Experimental Design
The intervention covers no fewer than four classroom sessions, though participating teachers have discretion to add additional material. In the first session, all students are given an exercise: to measure, each day over a period of ten days, the amount of waste generated in their household or the household they are visiting that day. Between one and three weeks after the conclusion of these exercises, the second session occurs. Students then listen to a brief lecture on waste and the environment, participate in a subsequent group discussion, and finally play an educational game where they answer quiz questions on waste and tasked with correctly sorting cards representing different waste fractions. Finally, the third and fourth sessions consist of an extended reading exercise (with associated quiz questions) on the UN Sustainable Development Goals. Students may complete this exercise alone or in small groups.

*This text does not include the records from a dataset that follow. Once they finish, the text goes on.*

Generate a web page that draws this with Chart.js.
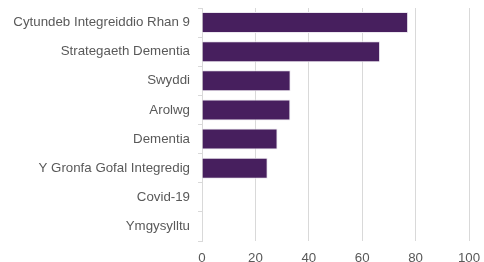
<!DOCTYPE html>
<html>
<head>
<meta charset="utf-8">
<script src="https://cdn.jsdelivr.net/npm/chart.js@4"></script>
<style>
  html, body { margin: 0; padding: 0; background: #fff; }
  #wrap { width: 484px; height: 262px; }
</style>
</head>
<body>
<div id="wrap"><canvas id="chart"></canvas></div>
<script>
// Data
const categories = [
    'Cytundeb Integreiddio Rhan 9',
    'Strategaeth Dementia',
    'Swyddi',
    'Arolwg',
    'Dementia',
    'Y Gronfa Gofal Integredig',
    'Covid-19',
    'Ymgysylltu'
];
const values = [77.2, 66.7, 33.2, 33.1, 28.3, 24.6, 0, 0];
const xTicks = [0, 20, 40, 60, 80, 100];

const gridGrey = '#d9d9d9';
const labelGrey = '#595959';
const labelFont = { family: 'Liberation Sans, Arial, sans-serif', size: 13.3 };

const ctx = document.getElementById('chart').getContext('2d');
new Chart(ctx, {
    type: 'bar',
    data: {
        labels: categories,
        datasets: [{
            data: values,
            backgroundColor: '#471f5e',
            borderColor: '#ebe7ef',
            borderWidth: 1,
            categoryPercentage: 1,
            barPercentage: 0.72
        }]
    },
    options: {
        indexAxis: 'y',
        responsive: true,
        maintainAspectRatio: false,
        animation: false,
        layout: { padding: { top: 8, right: 15, left: 0, bottom: 0 } },
        plugins: {
            legend: { display: false },
            tooltip: { enabled: false }
        },
        scales: {
            x: {
                min: 0,
                max: 100,
                afterBuildTicks: function(axis) {
                    axis.ticks = xTicks.map(v => ({ value: v }));
                },
                afterFit: function(axis) {
                    axis.height = 21;
                    axis.paddingLeft = 0;
                    axis.paddingRight = 0;
                },
                grid: { color: gridGrey, lineWidth: 1, drawTicks: false },
                border: { display: false },
                ticks: {
                    color: labelGrey,
                    font: labelFont,
                    padding: 9
                }
            },
            y: {
                afterFit: function(axis) {
                    axis.width = 202;
                    // no extra room for half label heights
                    axis.paddingTop = 0;
                    axis.paddingBottom = 0;
                },
                grid: {
                    offset: true,
                    drawOnChartArea: false,
                    color: gridGrey,
                    tickLength: 4
                },
                border: { display: true, color: gridGrey, width: 1 },
                ticks: {
                    color: labelGrey,
                    font: labelFont,
                    padding: 8
                }
            }
        }
    }
});
</script>
</body>
</html>
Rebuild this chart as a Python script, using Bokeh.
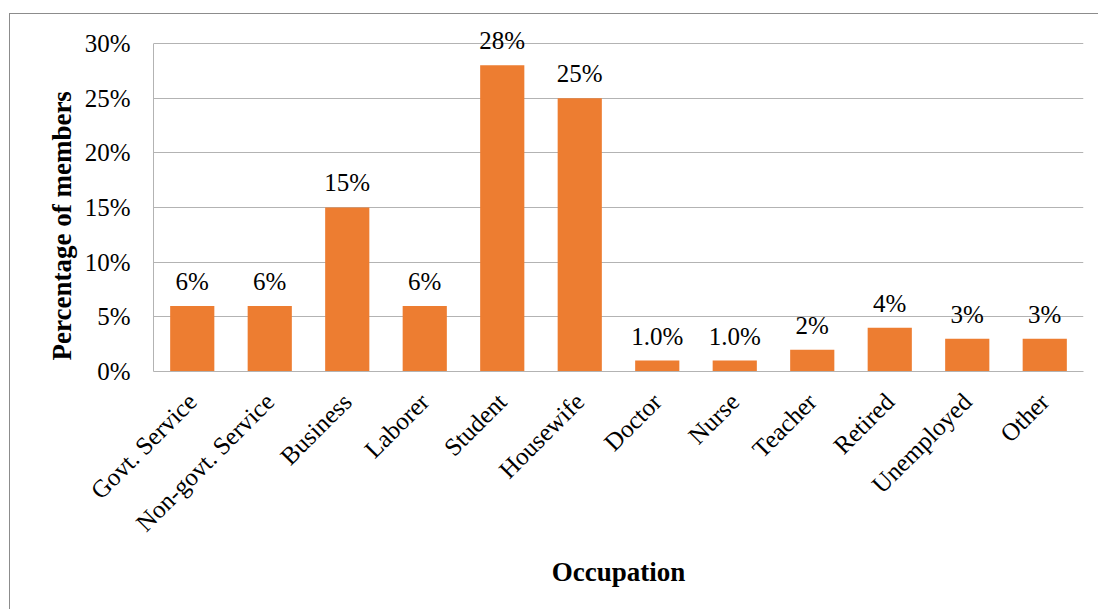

As part of the initial home assignment, each student fills in a form provided by the experimenters. This is the main data source from the intervention itself. One of the fields specifies the address where, for each day, the assignment was carried out. These addresses are then combined with household-level waste data, allowing estimation of ATEs on waste amounts among households where a student was treated. The presence of (many) non-participant households in the waste data allows us to to construct a suitable non-randomized control group through matching and/or weighting (synthetic control) on pre-intervention waste amounts. The pool of potential control units for a given participant household consists of non-participant households in the same area.